Second, we should never blurt out consequences that we won't actually follow-through on. Children can only learn that there are real consequences for their choices, if we set up situations in which we can actually follow-through with those consequences.
I've seen this play out in other ways, too. For example, a colleague of mine has a very needy and whiny daughter. While we were out to lunch together, the daughter was sitting on the mother's lap, whining for some of her drink. The mother did a great job of trying to empower her daughter by saying, "You're welcome to get some of my drink, but you need to get it yourself. You know how to do it."
But the child persisted in wanting the mother to bring the cup to her mouth for her. She continued whining and fidgeting. The mother tried to continue her conversation with the rest of us and would occasionally stop to remind the daughter that she could have some of the drink if she got it herself.
After a few minutes of this, the mother relented and brought the cup to her daughter's lips.
What did the daughter learn in that situation? She learned that when her mother tries to establish boundaries and expectations, she doesn't really mean it. She learned that if she is persistent and annoying enough, she will get her way. She learned that she doesn't have to accept responsibility for herself.
Something similar happened with another friend of ours. The little boy was sitting on a chair in the house and throwing the ball off the chair. He would then whine for his father to get the ball for him. The dad said, "If you want the ball, you need to get it yourself." The son persisted with his whining and pouting. The dad persisted with his message: "If you want the ball, you need to get it for yourself."
Finally, the dad relented and got the ball for his son. Again, the son internalizes these lessons: When my parents give me boundaries and expectations, they don't really mean it. If I am persistent and annoying enough, I will get my way. I don't have to accept responsibility for myself or my actions.

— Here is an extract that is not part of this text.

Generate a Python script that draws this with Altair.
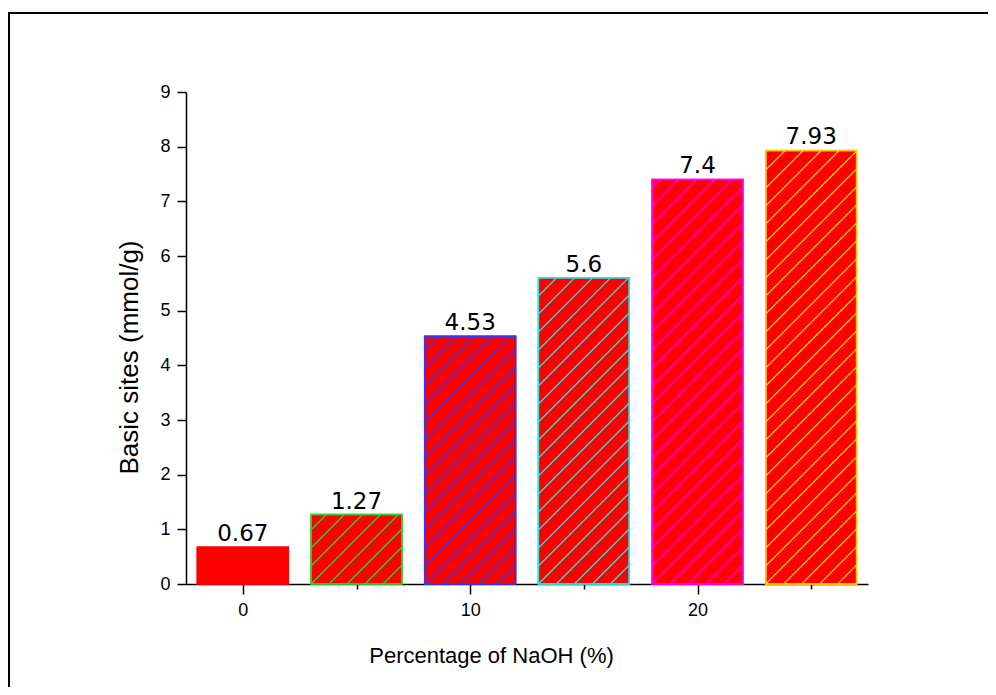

I don't mean to say that we should parent in robotic ways or that we shouldn't do things for our children. However, if we want to raise children who accept responsibility for their actions and who make good choices for themselves, we need to give them lots of practice in the little moments. If we tell them they need to get the ball if they want it, then we need to follow-through with that expectation, even if they break down and engage in a major tantrum. If we tell them they are welcome to help themselves to our drink but we aren't going to hold the cup for them, then we need to follow-through with that expectation--especially if they get more whiny and insistent about it!